Hey des sind keine Gangster  der eine ist mein Bruder. Wahrlich. Der andere mein bester Freund. Die zwei Fischen nicht.
Ja abreißen ist übel. Aber wenn man merkt das man null Chance hat... mit dem Gewissen das es Einzlhaken sind am Köder hab nur 50 Prozent schlechtes Gewissen.

Freut mich das mein Bericht dir gefallen hat. Im Flieger sagte ich noch ich schreib nix.. 

Will nochmal bissl was schreiben. Erst Angeltechnisch.
Seit langer Zeit war ich wieder im Land der Bisse.. die ersten Tage war ich echt im Himmel. Auch wenn nicht viel hängen blieb.. Aber alleine das ich zum ersten mal sah wie aggressiv die Hornhechte unterwegs sind... einfach nur geil.. hunderte Male schon dort gestanden und nie wars wie vor paar Tagen noch.
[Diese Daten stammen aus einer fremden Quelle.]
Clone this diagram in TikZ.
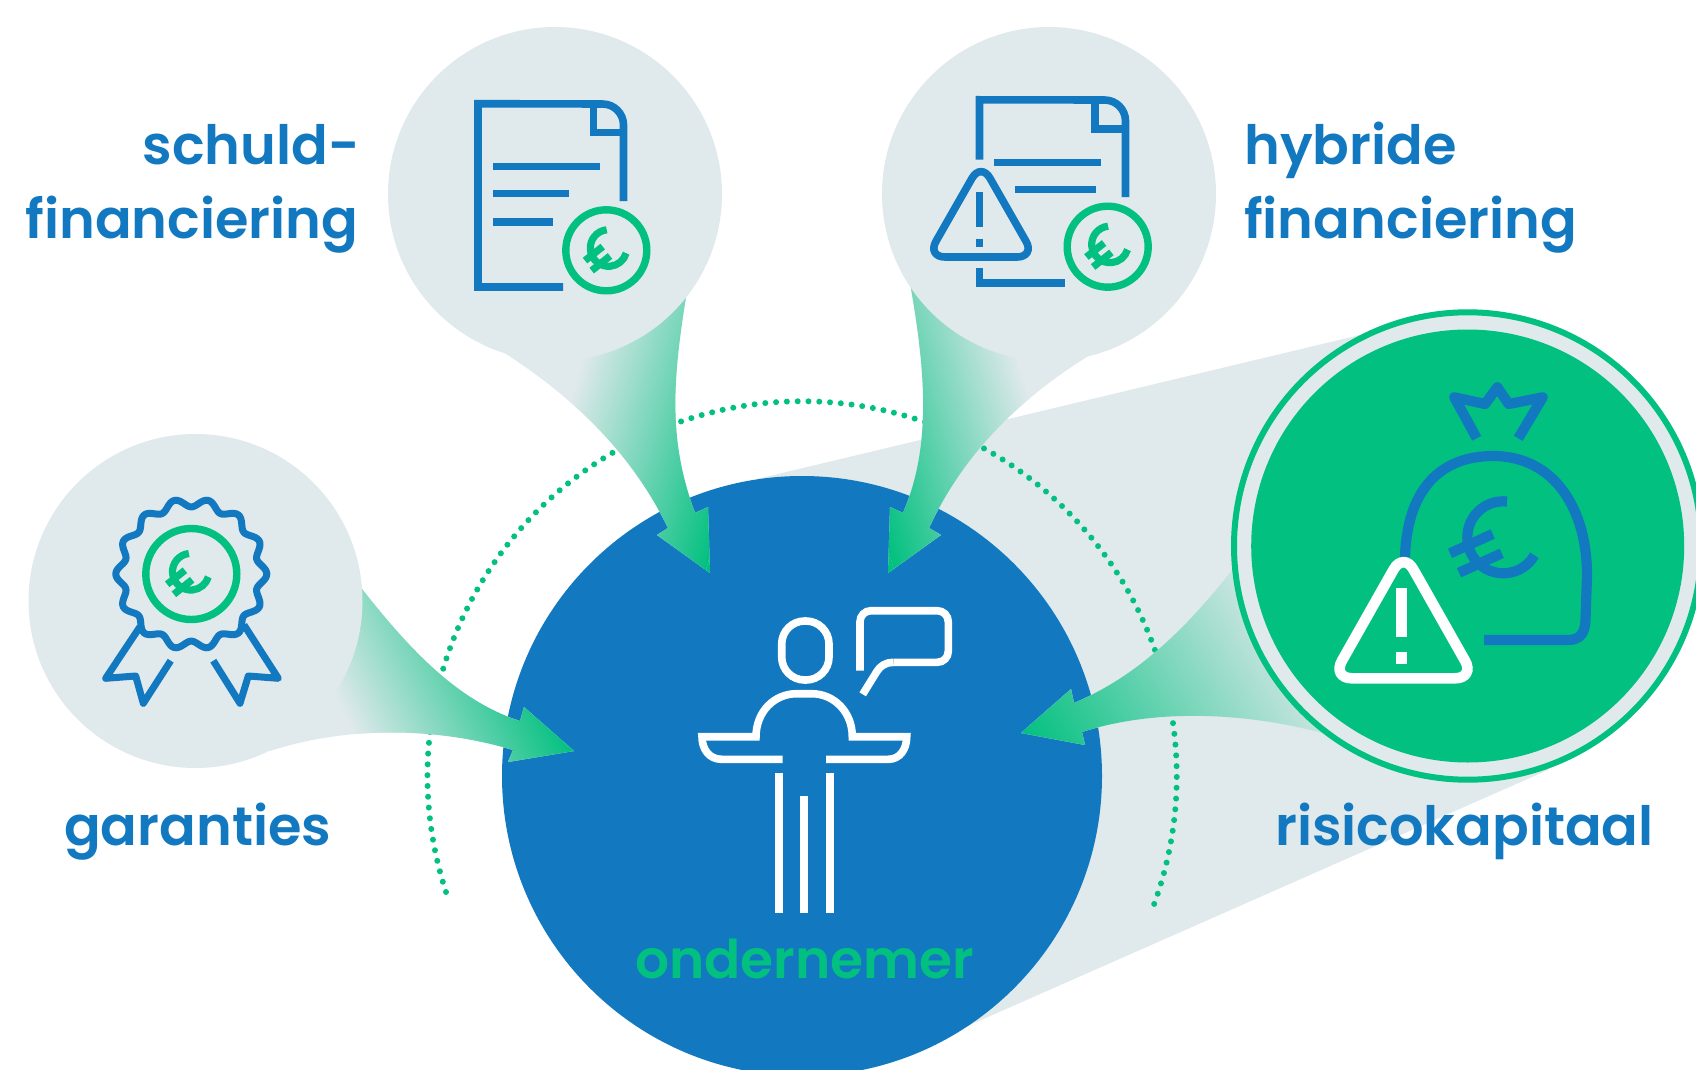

Du siehst sie anspringen...fliegen... geiler wie jeder Hit auf Topwater.. weil es ist mit Ansage!!!! Die Tiere haben unglaubliche Augen!
So jetzt das wichtigste und vielleicht kann mir das jemand erklären... 4 Tage ist Action pur.. und plötzlich am nächsten Tag schwimmen hunderttausende Meeräschen an der Oberfläche rum.. In allen Größen.. Selbst Delpine ignoniere diese.. und wenn Meeräschen unbedarft rumschwimmen verschwinden auch die Räuber! Was ist da los.. 4 Tage jede, jede Welle bestand quasi nur aus Äschen. Da kannst dich dumm und dämlich werfen. Und Strecke machen ist einfach dort gefährlich. 
Die Einheimischen fischen mit simblen Posenmontagen. Wenns passt kannst da morgens rausziehen bis zum absoluten abwinken... aber sorry auch wenn ich hier 1000 bunte "Korallenfriedfische" fangen könnte und das Forum mit bunt überfluten wurde.. ne des ist nicht mein Ding... bin einfach ein "Räuberhunter"
Zumindest am Riff. 
Auch möchte ich anmerken das ich auch Tackle habe für richtig große Fische.. Aber ehrlich.. Ich mit meiner Statur... ich werf des Zeug 15 mal dann brauch ich noch ne Woche Urlaub. 

Wobbler wären diesen Urlaub wohl erste Wahl gewesen. Leider hatte ich nur zwei über 25 Gramm und bei dem Seitenwind und Strömung ist das Angeln nicht möglich... bei Wind ist alles unter 60-80 Gramm sinnlos....

Und das ist irgendwie auch alles egal... Fischen ist für mich Entspannung.. auch wenn ich nach Tagen sooo dermaßen Schmerzen überall bekomme das ich kaum mehr laufen kann. 

Nach wie vor besteht unser Urlaub dort nur zu 33.33 Prozent aus Angeln.. der Rest besteht aus Entspannen und Sonne tanke.. das letzte Drittel geht für Sachen drauf die kein normaler Tourist macht. 

Und zu deiner Frage Andreas. Ich hoffe, nein ich bete das so Gott will ich in 60 Tagen wieder da bin.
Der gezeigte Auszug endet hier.